13. So far the concern of evidentiary value as learned counsel placed before me after going through the same, I am of the considered opinion that the is no iota of evidence is available which falls u/S. 395, PPC. So far the concern of application of Section 412, PPC which too in my view is lacking while going through the record and evidence recorded by the Court. The accused was initially arrested on the disclosure of one Abdul Rahim who was arrested by the police subsequently discharged after compromise with the complainant for which the prosecution has no explanation.
14. The punishing Section 395, PPC provides punishment for dacoity which is for life or with rigorous imprisonment for a term may extend to ten years and shall also be liable to fine. Section 391, PPC defines the dacoity when five or more persons conjointly commit or attempt to commit robbery, same will constitute an offence of dacoity.

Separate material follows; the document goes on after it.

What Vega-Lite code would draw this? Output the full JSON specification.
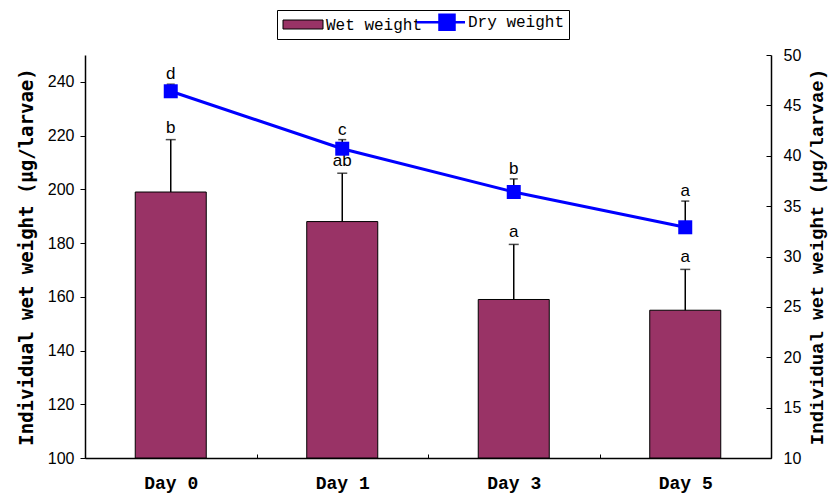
{
  "$schema": "https://vega.github.io/schema/vega-lite/v6.json",
  "width": 686,
  "height": 403,
  "autosize": {"type": "none"},
  "padding": {"left": 85, "top": 55, "right": 59, "bottom": 35},
  "background": "white",
  "config": {
    "view": {"stroke": null},
    "axis": {"domainColor": "black", "tickColor": "black", "labelColor": "black", "titleColor": "black", "grid": false}
  },
  "data": {
    "values": [
      {"day": "Day 0", "wet": 199, "wet_hi": 218.5, "wet_lab": "b", "dry": 46.4, "dry_hi": 47.1, "dry_lab": "d"},
      {"day": "Day 1", "wet": 188, "wet_hi": 206, "wet_lab": "ab", "dry": 40.7, "dry_hi": 41.6, "dry_lab": "c"},
      {"day": "Day 3", "wet": 159, "wet_hi": 179.5, "wet_lab": "a", "dry": 36.4, "dry_hi": 37.7, "dry_lab": "b"},
      {"day": "Day 5", "wet": 155, "wet_hi": 170.2, "wet_lab": "a", "dry": 32.9, "dry_hi": 35.5, "dry_lab": "a"}
    ]
  },
  "encoding": {
    "x": {
      "field": "day",
      "type": "nominal",
      "sort": null,
      "scale": {"paddingInner": 0, "paddingOuter": 0},
      "axis": {
        "title": null,
        "labelAngle": 0,
        "labelFont": "Liberation Mono",
        "labelFontWeight": "bold",
        "labelFontSize": 18,
        "labelPadding": 20,
        "tickSize": -4,
        "tickBand": "extent",
        "domainWidth": 1.5,
        "tickWidth": 1
      }
    }
  },
  "layer": [
    {
      "layer": [
        {
          "mark": {"type": "bar", "width": {"band": 0.414}, "stroke": "black", "strokeWidth": 1},
          "encoding": {
            "y": {
              "field": "wet",
              "type": "quantitative",
              "scale": {"domain": [100, 250], "zero": false, "nice": false},
              "axis": {
                "orient": "left",
                "values": [100, 120, 140, 160, 180, 200, 220, 240],
                "labelFont": "Liberation Sans",
                "labelFontSize": 16,
                "labelPadding": 6,
                "tickSize": 5,
                "domainWidth": 1.5,
                "title": "Individual wet weight (μg/larvae)",
                "titleFont": "DejaVu Sans Mono",
                "titleFontWeight": "bold",
                "titleFontSize": 19,
                "titlePadding": 11
              }
            },
            "y2": {"datum": 100},
            "color": {
              "datum": "Wet weight",
              "type": "nominal",
              "scale": {"domain": ["Wet weight", "Dry weight"], "range": ["#993366", "#0000ff"]},
              "legend": {
                "orient": "none",
                "legendX": 192,
                "legendY": -45,
                "direction": "horizontal",
                "title": null,
                "labelFont": "Liberation Mono",
                "labelFontSize": 16,
                "labelColor": "black",
                "labelOffset": 29,
                "symbolSize": 2500,
                "columnPadding": -13,
                "padding": 4,
                "strokeColor": "black",
                "fillColor": "white",
                "cornerRadius": 0,
                "symbolType": {"expr": "datum.value === 'Wet weight' ? 'M-0.24,-0.18H1.36V0.18H-0.24Z' : 'M-0.56,0H1.36M0.34,-0.3H0.94V0.3H0.34Z'"},
                "symbolStrokeColor": {"expr": "datum.value === 'Wet weight' ? '#000000' : '#0000ff'"},
                "symbolStrokeWidth": {"expr": "datum.value === 'Wet weight' ? 1 : 2.5"}
              }
            }
          }
        },
        {
          "mark": {"type": "rule", "color": "black", "strokeWidth": 1.5},
          "encoding": {
            "y": {"field": "wet", "type": "quantitative"},
            "y2": {"field": "wet_hi"}
          }
        },
        {
          "mark": {"type": "tick", "color": "black", "size": 10, "thickness": 1.5, "orient": "horizontal"},
          "encoding": {"y": {"field": "wet_hi", "type": "quantitative"}}
        },
        {
          "mark": {"type": "text", "font": "Liberation Sans", "fontSize": 17, "color": "black", "baseline": "alphabetic", "dy": -7},
          "encoding": {
            "y": {"field": "wet_hi", "type": "quantitative"},
            "text": {"field": "wet_lab"}
          }
        }
      ]
    },
    {
      "layer": [
        {
          "mark": {"type": "line", "color": "#0000ff", "strokeWidth": 3},
          "encoding": {
            "y": {
              "field": "dry",
              "type": "quantitative",
              "scale": {"domain": [10, 50], "zero": false, "nice": false},
              "axis": {
                "orient": "right",
                "values": [10, 15, 20, 25, 30, 35, 40, 45, 50],
                "labelFont": "Liberation Sans",
                "labelFontSize": 16,
                "labelPadding": 17,
                "tickSize": -5,
                "domainWidth": 1.5,
                "title": "Individual wet weight (μg/larvae)",
                "titleAngle": 270,
                "titleFont": "Liberation Mono",
                "titleFontWeight": "bold",
                "titleFontSize": 19,
                "titlePadding": 26
              }
            }
          }
        },
        {
          "mark": {"type": "rule", "color": "black", "strokeWidth": 1.5},
          "encoding": {
            "y": {"field": "dry", "type": "quantitative"},
            "y2": {"field": "dry_hi"}
          }
        },
        {
          "mark": {"type": "tick", "color": "black", "size": 8, "thickness": 1.5, "orient": "horizontal"},
          "encoding": {"y": {"field": "dry_hi", "type": "quantitative"}}
        },
        {
          "mark": {"type": "point", "shape": "square", "filled": true, "size": 196, "color": "#0000ff", "opacity": 1},
          "encoding": {"y": {"field": "dry", "type": "quantitative"}}
        },
        {
          "mark": {"type": "text", "font": "Liberation Sans", "fontSize": 17, "color": "black", "baseline": "alphabetic", "dy": -5},
          "encoding": {
            "y": {"field": "dry_hi", "type": "quantitative"},
            "text": {"field": "dry_lab"}
          }
        }
      ]
    }
  ],
  "resolve": {"scale": {"y": "independent"}}
}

15. Chapter XVII defines for offences against property which includes different types of theft from Section 378, PPC to 382, PPC. Also extortion from 382, PPC to 389, PPC. Robbery defined at Section 392, PPC to 394, PPC whereas dacoity defined under Section 391, PPC punishment whereof provided under Section 395, PPC. The dacoity has a significant feature of committing an offence by five or more persons conjointly for which an enhanced punishment is provided by Section 395, PPC. But the very important feature in this case is observed that there is no required evidence is available to connect the present petitioner with the charge of dacoity.
16. Like-wise Sections 411 and 412, PPC separately introduce defining separate punishment for specifically receiving stolen property in the commission of dacoity whereas the possession of stolen property in all other case specified as theft of different kinds.

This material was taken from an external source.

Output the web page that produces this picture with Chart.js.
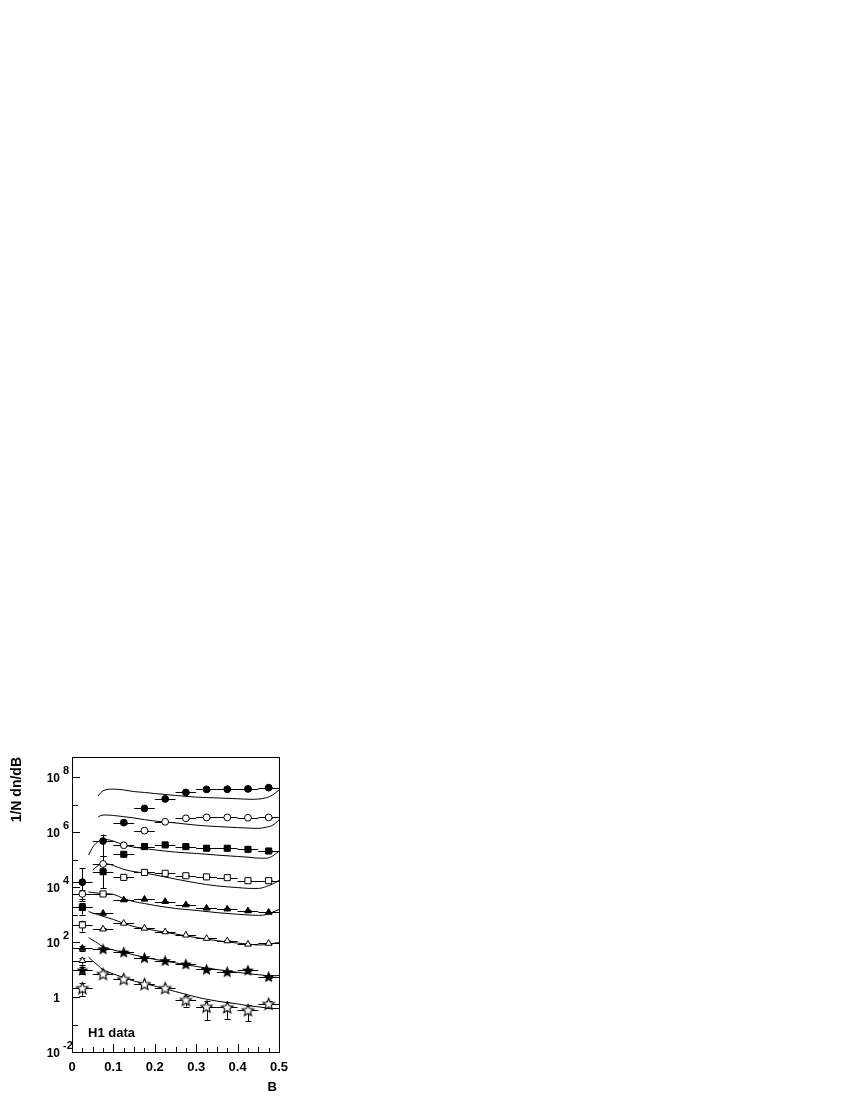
<!DOCTYPE html>
<html>
<head>
<meta charset="utf-8">
<title>H1 data - 1/N dn/dB</title>
<script src="https://cdn.jsdelivr.net/npm/chart.js@4.4.1/dist/chart.umd.min.js"></script>
<style>
  html, body { margin: 0; padding: 0; background: #fff; }
  #chart { display: block; }
</style>
</head>
<body>
<canvas id="chart" width="850" height="1100"></canvas>
<script>
// bin centres (B) of the measured points, bins are 0.05 wide
const binCentres = [0.025, 0.075, 0.125, 0.175, 0.225, 0.275, 0.325, 0.375, 0.425, 0.475];
const binHalfWidth = 0.025;

// 1/N dn/dB, one array per sample (top to bottom), with their errors
const filledCircles = [1.5e4, 4.7e5, 2.2e6, 7.2e6, 1.6e7, 2.75e7, 3.55e7, 3.6e7, 3.7e7, 4.1e7];
const filledCirclesErr = [3.3e4, 3.4e5, 2e5, 5e5, 1e6, 1.5e6, 1.8e6, 1.8e6, 1.9e6, 2.0e6];
const openCircles = [5.6e3, 6.9e4, 3.3e5, 1.12e6, 2.35e6, 3.15e6, 3.4e6, 3.4e6, 3.3e6, 3.4e6];
const openCirclesErr = [2.5e3, 6e4, 2e4, 6e4, 1.2e5, 1.6e5, 1.7e5, 1.7e5, 1.7e5, 1.7e5];
const filledSquares = [1.8e3, 3.6e4, 1.55e5, 2.95e5, 3.4e5, 2.95e5, 2.57e5, 2.57e5, 2.34e5, 2.04e5];
const filledSquaresErr = [8e2, 5e3, 1e4, 1.5e4, 1.7e4, 1.5e4, 1.3e4, 1.3e4, 1.2e4, 1.0e4];
const openSquares = [420, 5.6e3, 2.24e4, 3.4e4, 3.15e4, 2.57e4, 2.34e4, 2.19e4, 1.7e4, 1.7e4];
const openSquaresErr = [180, 6e2, 1.2e3, 1.7e3, 1.6e3, 1.3e3, 1.2e3, 1.1e3, 9e2, 9e2];
const filledTriangles = [59, 1.1e3, 3.4e3, 3.6e3, 2.95e3, 2.24e3, 1.7e3, 1.58e3, 1.35e3, 1.2e3];
const filledTrianglesErr = [10, 60, 170, 180, 150, 110, 90, 80, 70, 60];
const openTriangles = [21, 295, 480, 316, 234, 178, 135, 110, 83, 89];
const openTrianglesErr = [6, 15, 25, 16, 12, 9, 7, 6, 5, 5];
const filledStars = [9.5, 56, 43, 27, 21, 15.8, 10.2, 8.3, 9.5, 5.5];
const filledStarsErr = [2.5, 3, 2.5, 1.5, 1.2, 1, 0.6, 0.5, 0.6, 0.4];
const openStars = [2.1, 6.9, 4.5, 2.95, 2.1, 0.78, 0.44, 0.42, 0.33, 0.56];
const openStarsErr = [1.0, 0.6, 0.4, 0.3, 0.25, 0.33, 0.3, 0.26, 0.2, 0.16];

// model curves, sampled on a common B grid (null = not drawn)
const curveB = [0.04, 0.05, 0.063, 0.07, 0.08, 0.1, 0.125, 0.15, 0.175, 0.2, 0.25, 0.3, 0.35, 0.4, 0.43, 0.45, 0.47, 0.485, 0.5];
const curve1 = [null, null, 2.04e7, 2.75e7, 3.39e7, 3.63e7, 3.39e7, 2.95e7, 2.75e7, 2.51e7, 2.14e7, 1.86e7, 1.74e7, 1.62e7, 1.55e7, 1.58e7, 1.78e7, 2.24e7, 3.39e7];
const curve2 = [null, null, 3.5e6, 4.0e6, 4.17e6, 4.0e6, 3.63e6, 3.24e6, 2.82e6, 2.51e6, 2.14e6, 1.78e6, 1.58e6, 1.45e6, 1.38e6, 1.36e6, 1.51e6, 1.78e6, 2.75e6];
const curve3 = [1.45e5, 2.82e5, 4.47e5, 5.13e5, 5.37e5, 4.68e5, 3.39e5, 2.82e5, 2.51e5, 2.24e5, 1.86e5, 1.66e5, 1.45e5, 1.29e5, 1.2e5, 1.12e5, 1.12e5, 1.35e5, 2.04e5];
const curve4 = [null, 4.17e4, 6.03e4, 6.92e4, 7.08e4, 6.03e4, 4.37e4, 3.63e4, 3.24e4, 2.75e4, 1.95e4, 1.41e4, 1.1e4, 9.55e3, 8.9e3, 8.9e3, 1.05e4, 1.29e4, 1.74e4];
const curve5 = [6.6e3, 6.3e3, 6.0e3, 5.9e3, 5.75e3, 5.4e3, 3.8e3, 2.95e3, 2.51e3, 2.14e3, 1.66e3, 1.41e3, 1.17e3, 1.02e3, 955, 933, 1.0e3, 1.23e3, 1.51e3];
const curve6 = [1.29e3, 1.12e3, 1.0e3, 912, 813, 661, 479, 363, 309, 263, 195, 145, 112, 91, 83, 78, 81, 89, 95];
const curve7 = [145, 117, 89, 74, 63, 51, 42, 34, 27.5, 23.4, 17.4, 12.9, 10, 7.9, 6.9, 6.5, 6.0, 5.9, 6.0];
const curve8 = [28, 20.4, 14.1, 11.2, 9.1, 6.9, 5.1, 3.8, 3.1, 2.5, 1.58, 1.0, 0.71, 0.56, 0.47, 0.44, 0.40, 0.38, 0.38];

// axes
const yMin = 1e-2;
const yMax = 5.35e8;
const yDecades = [-2, -1, 0, 1, 2, 3, 4, 5, 6, 7, 8];
const yLabelled = [-2, 0, 2, 4, 6, 8];
const xTicks = [0, 0.1, 0.2, 0.3, 0.4, 0.5];
const xTickLabels = ["0", "0.1", "0.2", "0.3", "0.4", "0.5"];

const FONT = "'Liberation Sans', Arial, Helvetica, sans-serif";

function makeStar(filled, R) {
    const size = 17;
    const c = document.createElement("canvas");
    c.width = size;
    c.height = size;
    const g = c.getContext("2d");
    const cx = size / 2, cy = size / 2 + 0.5;
    g.beginPath();
    for (let k = 0; k < 10; k++) {
        const rad = k % 2 === 0 ? R : R * 0.45;
        const a = -Math.PI / 2 + (k * Math.PI) / 5;
        g.lineTo(cx + rad * Math.cos(a), cy + rad * Math.sin(a));
    }
    g.closePath();
    g.fillStyle = filled ? "#000" : "#fff";
    g.fill();
    g.lineWidth = 1.1;
    g.strokeStyle = "#000";
    g.stroke();
    return c;
}

function pointSet(values, errors, style, filled, radius) {
    return {
        data: binCentres.map((b, i) => ({ x: b, y: values[i] })),
        errors: errors,
        showLine: false,
        pointStyle: style,
        pointRadius: radius,
        backgroundColor: filled ? "#000" : "#fff",
        borderColor: "#000",
        borderWidth: 1,
        order: 0,
    };
}

function curveSet(values) {
    return {
        data: curveB.map((b, i) => ({ x: b, y: values[i] })),
        showLine: true,
        pointRadius: 0,
        borderColor: "#000",
        borderWidth: 1,
        cubicInterpolationMode: "monotone",
        spanGaps: false,
        order: 1,
    };
}

// error bars, frame, inside ticks and labels
const h1Decor = {
    id: "h1Decor",
    beforeDatasetsDraw(chart) {
        const ctx = chart.ctx;
        const x = chart.scales.x, y = chart.scales.y;
        ctx.save();
        ctx.strokeStyle = "#000";
        ctx.lineWidth = 1;
        chart.data.datasets.forEach((ds) => {
            if (!ds.errors) return;
            ds.data.forEach((p, i) => {
                const err = ds.errors[i];
                const px = Math.round(x.getPixelForValue(p.x)) + 0.5;
                const py = Math.round(y.getPixelForValue(p.y)) + 0.5;
                const x0 = x.getPixelForValue(p.x - binHalfWidth);
                const x1 = x.getPixelForValue(p.x + binHalfWidth);
                const hi = y.getPixelForValue(p.y + err);
                const low = p.y - err > 0 ? p.y - err : p.y / 4;
                const lo = y.getPixelForValue(low);
                ctx.beginPath();
                ctx.moveTo(x0, py);
                ctx.lineTo(x1, py);
                ctx.moveTo(px, hi);
                ctx.lineTo(px, lo);
                ctx.moveTo(px - 3, Math.round(hi) + 0.5);
                ctx.lineTo(px + 3, Math.round(hi) + 0.5);
                ctx.moveTo(px - 3, Math.round(lo) + 0.5);
                ctx.lineTo(px + 3, Math.round(lo) + 0.5);
                ctx.stroke();
            });
        });
        ctx.restore();
    },
    afterDraw(chart) {
        const ctx = chart.ctx;
        const a = chart.chartArea;
        const x = chart.scales.x, y = chart.scales.y;
        ctx.save();
        ctx.strokeStyle = "#000";
        ctx.fillStyle = "#000";
        ctx.lineWidth = 1;
        ctx.strokeRect(a.left + 0.5, a.top + 0.5, a.right - a.left, a.bottom - a.top);

        // y ticks inside the frame
        ctx.beginPath();
        yDecades.forEach((d) => {
            const py = Math.round(y.getPixelForValue(Math.pow(10, d))) + 0.5;
            const len = yLabelled.includes(d) ? 8 : 6;
            ctx.moveTo(a.left, py);
            ctx.lineTo(a.left + len, py);
        });
        // x ticks inside the frame, 4 per 0.1
        for (let k = 0; k <= 20; k++) {
            const v = k * 0.025;
            const px = Math.round(x.getPixelForValue(v)) + 0.5;
            const len = k % 4 === 0 ? 8 : k % 2 === 0 ? 5 : 4;
            ctx.moveTo(px, a.bottom);
            ctx.lineTo(px, a.bottom - len);
        }
        ctx.stroke();

        // y tick labels as 10 with raised exponent
        yLabelled.forEach((d) => {
            const py = y.getPixelForValue(Math.pow(10, d));
            ctx.textBaseline = "alphabetic";
            ctx.font = "bold 12px " + FONT;
            ctx.textAlign = "right";
            if (d === 0) {
                ctx.fillText("1", 60, py + 4.5);
                return;
            }
            ctx.fillText("10", 60, py + 4.5);
            ctx.font = "bold 11px " + FONT;
            ctx.textAlign = "left";
            ctx.fillText(String(d), 63, py - 3.5);
        });

        // x tick labels
        ctx.font = "bold 13px " + FONT;
        ctx.textAlign = "center";
        xTicks.forEach((v, i) => {
            ctx.fillText(xTickLabels[i], x.getPixelForValue(v), 1070.5);
        });

        // axis titles
        ctx.textAlign = "right";
        ctx.fillText("B", 277, 1091);
        ctx.save();
        ctx.translate(20.5, 757);
        ctx.rotate(-Math.PI / 2);
        ctx.font = "bold 14px " + FONT;
        ctx.textAlign = "right";
        ctx.fillText("1/N dn/dB", 0, 0);
        ctx.restore();

        ctx.font = "bold 13px " + FONT;
        ctx.textAlign = "left";
        ctx.fillText("H1 data", 88, 1036.5);
        ctx.restore();
    },
};

const openStar = makeStar(false, 6);
const filledStar = makeStar(true, 4.8);

new Chart(document.getElementById("chart"), {
    type: "scatter",
    data: {
        datasets: [
            pointSet(filledCircles, filledCirclesErr, "circle", true, 3.4),
            pointSet(openCircles, openCirclesErr, "circle", false, 3.4),
            pointSet(filledSquares, filledSquaresErr, "rect", true, 4.3),
            pointSet(openSquares, openSquaresErr, "rect", false, 4.3),
            pointSet(filledTriangles, filledTrianglesErr, "triangle", true, 3.8),
            pointSet(openTriangles, openTrianglesErr, "triangle", false, 3.8),
            pointSet(filledStars, filledStarsErr, filledStar, true, 5),
            pointSet(openStars, openStarsErr, openStar, false, 5),
            curveSet(curve1),
            curveSet(curve2),
            curveSet(curve3),
            curveSet(curve4),
            curveSet(curve5),
            curveSet(curve6),
            curveSet(curve7),
            curveSet(curve8),
        ],
    },
    options: {
        responsive: false,
        animation: false,
        events: [],
        layout: { padding: { left: 72, top: 757, right: 571, bottom: 48 } },
        plugins: { legend: { display: false }, tooltip: { enabled: false } },
        scales: {
            x: { type: "linear", min: 0, max: 0.5, display: false },
            y: { type: "logarithmic", min: yMin, max: yMax, display: false },
        },
    },
    plugins: [h1Decor],
});
</script>
</body>
</html>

17. The prosecution as required ingredients for proving any offence falling under Section 412, PPC has not collected any evidence. The amount as a sale proceed of the stolen diesel/oil is alleged which could be determined at the trial but from the available record, such allegation shrouded in mystery.

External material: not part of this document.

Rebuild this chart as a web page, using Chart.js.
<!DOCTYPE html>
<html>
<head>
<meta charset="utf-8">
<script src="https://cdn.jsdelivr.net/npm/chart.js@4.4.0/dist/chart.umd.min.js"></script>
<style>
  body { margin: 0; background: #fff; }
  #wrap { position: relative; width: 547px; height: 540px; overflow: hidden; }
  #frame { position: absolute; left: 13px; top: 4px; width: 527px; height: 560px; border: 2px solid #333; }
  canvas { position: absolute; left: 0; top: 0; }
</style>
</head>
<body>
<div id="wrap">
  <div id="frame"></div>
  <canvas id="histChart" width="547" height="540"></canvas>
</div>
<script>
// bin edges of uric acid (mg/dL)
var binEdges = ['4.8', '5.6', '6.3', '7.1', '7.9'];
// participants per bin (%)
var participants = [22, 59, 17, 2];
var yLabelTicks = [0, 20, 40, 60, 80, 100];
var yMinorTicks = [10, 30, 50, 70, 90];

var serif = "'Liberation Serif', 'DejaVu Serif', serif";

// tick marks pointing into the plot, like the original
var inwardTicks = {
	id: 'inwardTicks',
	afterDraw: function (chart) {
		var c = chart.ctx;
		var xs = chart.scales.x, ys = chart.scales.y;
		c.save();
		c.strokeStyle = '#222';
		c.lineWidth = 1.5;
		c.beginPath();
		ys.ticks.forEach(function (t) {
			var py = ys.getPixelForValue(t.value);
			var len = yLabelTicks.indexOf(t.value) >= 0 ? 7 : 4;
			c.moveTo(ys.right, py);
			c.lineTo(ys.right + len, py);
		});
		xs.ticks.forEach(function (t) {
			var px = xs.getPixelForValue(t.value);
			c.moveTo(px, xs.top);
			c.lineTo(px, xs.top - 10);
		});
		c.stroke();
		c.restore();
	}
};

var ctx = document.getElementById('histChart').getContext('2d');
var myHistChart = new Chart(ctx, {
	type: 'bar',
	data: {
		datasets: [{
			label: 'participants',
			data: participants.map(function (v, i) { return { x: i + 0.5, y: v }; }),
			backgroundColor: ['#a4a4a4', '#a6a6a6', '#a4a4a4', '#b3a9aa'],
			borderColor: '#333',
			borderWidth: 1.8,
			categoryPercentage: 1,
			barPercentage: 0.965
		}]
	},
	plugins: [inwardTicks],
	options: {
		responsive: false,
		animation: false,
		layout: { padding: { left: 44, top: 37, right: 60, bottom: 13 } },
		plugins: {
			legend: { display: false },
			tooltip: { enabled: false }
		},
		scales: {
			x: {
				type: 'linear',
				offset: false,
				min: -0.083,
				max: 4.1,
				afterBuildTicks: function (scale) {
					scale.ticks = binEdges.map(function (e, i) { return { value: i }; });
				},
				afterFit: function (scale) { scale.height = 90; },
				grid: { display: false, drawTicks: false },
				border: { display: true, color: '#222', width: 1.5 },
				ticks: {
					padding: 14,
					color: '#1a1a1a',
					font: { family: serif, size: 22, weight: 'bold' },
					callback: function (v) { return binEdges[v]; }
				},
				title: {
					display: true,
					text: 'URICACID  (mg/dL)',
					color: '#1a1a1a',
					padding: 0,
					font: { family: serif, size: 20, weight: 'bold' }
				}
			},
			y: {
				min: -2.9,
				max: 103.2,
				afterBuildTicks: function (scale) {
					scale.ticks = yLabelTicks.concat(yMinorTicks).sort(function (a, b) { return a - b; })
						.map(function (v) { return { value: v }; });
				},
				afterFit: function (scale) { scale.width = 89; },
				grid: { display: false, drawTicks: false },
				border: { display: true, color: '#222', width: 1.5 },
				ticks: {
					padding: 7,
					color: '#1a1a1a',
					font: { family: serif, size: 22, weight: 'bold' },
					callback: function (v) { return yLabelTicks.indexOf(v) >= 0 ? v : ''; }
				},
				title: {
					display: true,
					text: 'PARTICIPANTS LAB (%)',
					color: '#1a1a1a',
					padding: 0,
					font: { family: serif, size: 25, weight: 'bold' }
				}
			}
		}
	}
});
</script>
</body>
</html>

18. The rented car allegedly used in commission of offence, has not been shown in the FIR. This appears to be subsequent improvement.
19. Otherwise, such type of admission as envisaged by Sections 38 and 39 of Qanun-e-Shahadat Order, 1984 is not admissible, therefore, the arguments has not to be discussed elaborately or required to be discussed on such evidentiary value but it dis-links the source of information received by the police, thereby present accused was apprehended by police.
20. Co-accused of the present Petitioners Namely Matloob Hussain and Amir Saeed, having similar roles, have been granted bails by this Court vide order dated 22.10.2012 and 18.112.2012, therefore, the case of the present petitioners are at par with them, therefore, they are also entitled post arrest bail on the principle of rule of consistency. Therefore, they are ordered to be released on bail subject to furnishing surety bonds in the sum of Rs.500,000/- (each petitioner) with PR bonds in the like amount to the satisfaction of trial Court.
21. In view of above discussion, both the criminal miscellaneous are allowed. The observations made above, are tentative in nature shall not affect the case of either parties during trial.